* Stated exercise *
Go through the listing and copy every line word for word.

====== Collected material

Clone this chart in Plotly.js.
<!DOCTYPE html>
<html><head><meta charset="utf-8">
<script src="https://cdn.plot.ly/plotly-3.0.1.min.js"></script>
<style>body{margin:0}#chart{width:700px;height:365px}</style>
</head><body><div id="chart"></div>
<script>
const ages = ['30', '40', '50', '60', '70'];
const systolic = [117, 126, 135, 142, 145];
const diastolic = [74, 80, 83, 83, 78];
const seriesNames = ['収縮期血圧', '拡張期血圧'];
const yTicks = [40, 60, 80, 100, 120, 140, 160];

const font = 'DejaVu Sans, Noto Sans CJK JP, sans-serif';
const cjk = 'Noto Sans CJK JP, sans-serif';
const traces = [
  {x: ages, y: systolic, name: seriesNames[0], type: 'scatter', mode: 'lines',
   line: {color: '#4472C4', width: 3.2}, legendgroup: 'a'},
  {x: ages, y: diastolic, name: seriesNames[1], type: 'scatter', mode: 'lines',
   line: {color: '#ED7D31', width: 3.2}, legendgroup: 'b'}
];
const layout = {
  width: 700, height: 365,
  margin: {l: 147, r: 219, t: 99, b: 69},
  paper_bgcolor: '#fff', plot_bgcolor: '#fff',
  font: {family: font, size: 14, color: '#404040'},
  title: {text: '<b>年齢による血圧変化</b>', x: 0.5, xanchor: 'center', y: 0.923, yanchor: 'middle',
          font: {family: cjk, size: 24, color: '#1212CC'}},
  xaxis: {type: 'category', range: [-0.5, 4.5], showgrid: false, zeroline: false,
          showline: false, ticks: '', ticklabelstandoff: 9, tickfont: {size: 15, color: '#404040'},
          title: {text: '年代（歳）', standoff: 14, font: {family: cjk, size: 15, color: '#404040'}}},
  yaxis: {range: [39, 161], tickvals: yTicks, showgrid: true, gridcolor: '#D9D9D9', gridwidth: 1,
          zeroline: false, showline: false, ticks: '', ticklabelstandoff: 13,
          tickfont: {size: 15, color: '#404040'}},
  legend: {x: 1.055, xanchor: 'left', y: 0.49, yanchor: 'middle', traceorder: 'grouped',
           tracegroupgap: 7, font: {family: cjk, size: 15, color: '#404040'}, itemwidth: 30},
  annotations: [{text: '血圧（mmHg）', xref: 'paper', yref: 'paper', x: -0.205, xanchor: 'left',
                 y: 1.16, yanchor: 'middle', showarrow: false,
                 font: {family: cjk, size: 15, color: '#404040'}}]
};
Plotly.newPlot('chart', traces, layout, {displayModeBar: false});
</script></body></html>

============

* Answer for the task *
Clone this chart in Plotly.js.
<!DOCTYPE html>
<html><head><meta charset="utf-8">
<script src="https://cdn.plot.ly/plotly-3.0.1.min.js"></script>
<style>body{margin:0}#chart{width:700px;height:365px}</style>
</head><body><div id="chart"></div>
<script>
const ages = ['30', '40', '50', '60', '70'];
const systolic = [117, 126, 135, 142, 145];
const diastolic = [74, 80, 83, 83, 78];
const seriesNames = ['収縮期血圧', '拡張期血圧'];
const yTicks = [40, 60, 80, 100, 120, 140, 160];

const font = 'DejaVu Sans, Noto Sans CJK JP, sans-serif';
const cjk = 'Noto Sans CJK JP, sans-serif';
const traces = [
  {x: ages, y: systolic, name: seriesNames[0], type: 'scatter', mode: 'lines',
   line: {color: '#4472C4', width: 3.2}, legendgroup: 'a'},
  {x: ages, y: diastolic, name: seriesNames[1], type: 'scatter', mode: 'lines',
   line: {color: '#ED7D31', width: 3.2}, legendgroup: 'b'}
];
const layout = {
  width: 700, height: 365,
  margin: {l: 147, r: 219, t: 99, b: 69},
  paper_bgcolor: '#fff', plot_bgcolor: '#fff',
  font: {family: font, size: 14, color: '#404040'},
  title: {text: '<b>年齢による血圧変化</b>', x: 0.5, xanchor: 'center', y: 0.923, yanchor: 'middle',
          font: {family: cjk, size: 24, color: '#1212CC'}},
  xaxis: {type: 'category', range: [-0.5, 4.5], showgrid: false, zeroline: false,
          showline: false, ticks: '', ticklabelstandoff: 9, tickfont: {size: 15, color: '#404040'},
          title: {text: '年代（歳）', standoff: 14, font: {family: cjk, size: 15, color: '#404040'}}},
  yaxis: {range: [39, 161], tickvals: yTicks, showgrid: true, gridcolor: '#D9D9D9', gridwidth: 1,
          zeroline: false, showline: false, ticks: '', ticklabelstandoff: 13,
          tickfont: {size: 15, color: '#404040'}},
  legend: {x: 1.055, xanchor: 'left', y: 0.49, yanchor: 'middle', traceorder: 'grouped',
           tracegroupgap: 7, font: {family: cjk, size: 15, color: '#404040'}, itemwidth: 30},
  annotations: [{text: '血圧（mmHg）', xref: 'paper', yref: 'paper', x: -0.205, xanchor: 'left',
                 y: 1.16, yanchor: 'middle', showarrow: false,
                 font: {family: cjk, size: 15, color: '#404040'}}]
};
Plotly.newPlot('chart', traces, layout, {displayModeBar: false});
</script></body></html>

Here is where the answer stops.